-- The problem --
Copy exactly, and only, the lines below from the first through the one containing "grid_levels = [30, 35, 40, 45, 50, 55, 60]", both included; pictures are omitted.

— start of Available data —

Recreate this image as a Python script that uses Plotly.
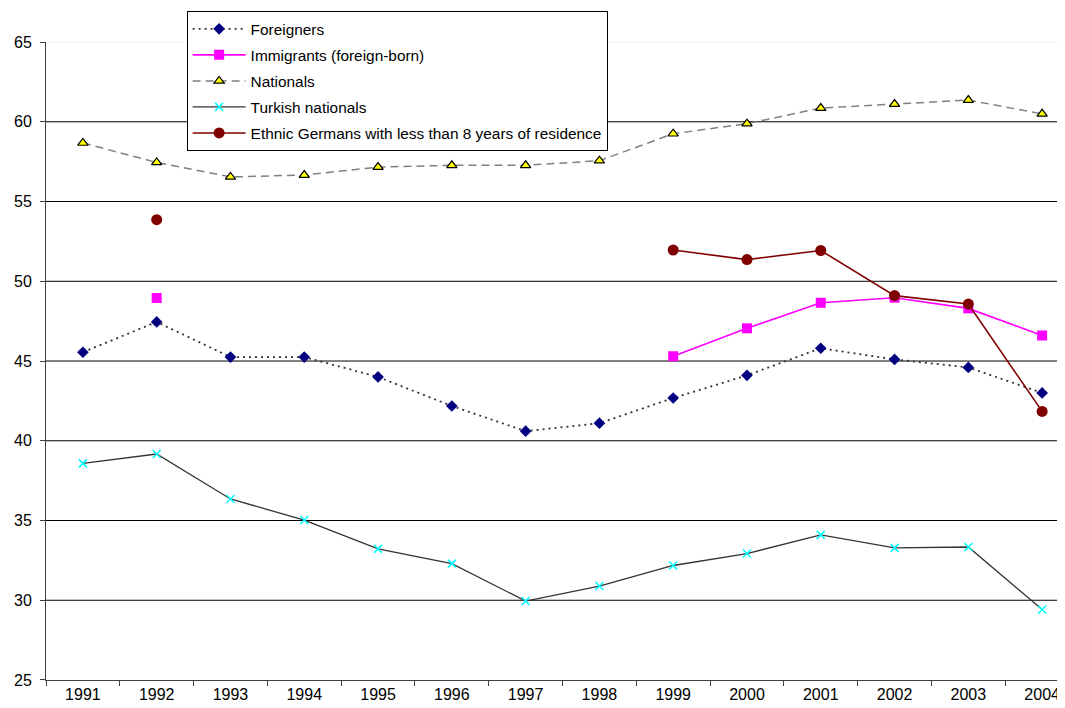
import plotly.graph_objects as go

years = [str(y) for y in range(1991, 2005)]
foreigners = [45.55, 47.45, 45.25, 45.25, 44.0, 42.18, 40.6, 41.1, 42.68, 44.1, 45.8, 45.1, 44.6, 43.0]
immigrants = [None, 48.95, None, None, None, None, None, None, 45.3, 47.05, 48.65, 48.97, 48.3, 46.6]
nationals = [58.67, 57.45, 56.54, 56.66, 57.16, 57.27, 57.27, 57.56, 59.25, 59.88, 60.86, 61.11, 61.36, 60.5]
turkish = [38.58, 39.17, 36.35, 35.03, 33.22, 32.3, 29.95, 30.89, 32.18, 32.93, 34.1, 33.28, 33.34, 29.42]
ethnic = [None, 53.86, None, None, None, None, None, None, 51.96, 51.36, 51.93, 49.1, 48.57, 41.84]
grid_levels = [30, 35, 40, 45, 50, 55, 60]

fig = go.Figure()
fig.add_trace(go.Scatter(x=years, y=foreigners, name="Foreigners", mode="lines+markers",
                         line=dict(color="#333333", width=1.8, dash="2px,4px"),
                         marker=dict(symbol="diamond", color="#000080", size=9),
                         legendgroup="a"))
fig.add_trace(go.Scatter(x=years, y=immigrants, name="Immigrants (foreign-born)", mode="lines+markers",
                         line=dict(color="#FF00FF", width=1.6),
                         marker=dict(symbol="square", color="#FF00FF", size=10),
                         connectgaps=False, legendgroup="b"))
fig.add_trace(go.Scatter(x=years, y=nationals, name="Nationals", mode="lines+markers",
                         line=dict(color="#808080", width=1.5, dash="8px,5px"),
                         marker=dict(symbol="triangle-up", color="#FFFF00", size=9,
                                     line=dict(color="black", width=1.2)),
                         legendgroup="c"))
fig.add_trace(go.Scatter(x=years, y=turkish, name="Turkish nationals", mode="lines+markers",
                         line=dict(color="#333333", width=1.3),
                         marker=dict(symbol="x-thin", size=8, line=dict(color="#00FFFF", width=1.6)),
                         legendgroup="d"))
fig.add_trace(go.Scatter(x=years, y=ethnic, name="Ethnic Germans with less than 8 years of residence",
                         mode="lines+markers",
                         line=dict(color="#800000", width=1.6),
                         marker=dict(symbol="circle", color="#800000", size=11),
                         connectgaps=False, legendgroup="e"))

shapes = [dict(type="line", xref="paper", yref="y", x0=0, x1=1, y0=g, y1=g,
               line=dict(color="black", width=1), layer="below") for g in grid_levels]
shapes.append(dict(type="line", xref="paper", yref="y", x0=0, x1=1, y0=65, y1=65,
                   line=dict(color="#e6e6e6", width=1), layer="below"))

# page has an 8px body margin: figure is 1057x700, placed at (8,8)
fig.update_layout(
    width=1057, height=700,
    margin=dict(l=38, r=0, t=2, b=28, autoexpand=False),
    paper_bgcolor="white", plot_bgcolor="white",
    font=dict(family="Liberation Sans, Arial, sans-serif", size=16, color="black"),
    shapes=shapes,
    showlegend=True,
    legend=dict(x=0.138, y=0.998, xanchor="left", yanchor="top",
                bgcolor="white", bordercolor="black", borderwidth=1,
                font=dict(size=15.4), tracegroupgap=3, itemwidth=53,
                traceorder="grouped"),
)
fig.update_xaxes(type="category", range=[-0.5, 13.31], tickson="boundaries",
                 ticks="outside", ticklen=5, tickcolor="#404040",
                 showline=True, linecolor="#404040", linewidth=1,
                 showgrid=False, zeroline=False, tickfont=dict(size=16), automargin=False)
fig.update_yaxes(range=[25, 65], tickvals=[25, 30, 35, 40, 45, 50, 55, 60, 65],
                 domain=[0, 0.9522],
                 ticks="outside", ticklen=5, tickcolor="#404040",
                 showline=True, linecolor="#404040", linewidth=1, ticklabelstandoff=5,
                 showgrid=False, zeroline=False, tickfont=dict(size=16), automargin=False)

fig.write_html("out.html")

— end of Available data —

-- Complete output --
Recreate this image as a Python script that uses Plotly.
import plotly.graph_objects as go

years = [str(y) for y in range(1991, 2005)]
foreigners = [45.55, 47.45, 45.25, 45.25, 44.0, 42.18, 40.6, 41.1, 42.68, 44.1, 45.8, 45.1, 44.6, 43.0]
immigrants = [None, 48.95, None, None, None, None, None, None, 45.3, 47.05, 48.65, 48.97, 48.3, 46.6]
nationals = [58.67, 57.45, 56.54, 56.66, 57.16, 57.27, 57.27, 57.56, 59.25, 59.88, 60.86, 61.11, 61.36, 60.5]
turkish = [38.58, 39.17, 36.35, 35.03, 33.22, 32.3, 29.95, 30.89, 32.18, 32.93, 34.1, 33.28, 33.34, 29.42]
ethnic = [None, 53.86, None, None, None, None, None, None, 51.96, 51.36, 51.93, 49.1, 48.57, 41.84]
grid_levels = [30, 35, 40, 45, 50, 55, 60]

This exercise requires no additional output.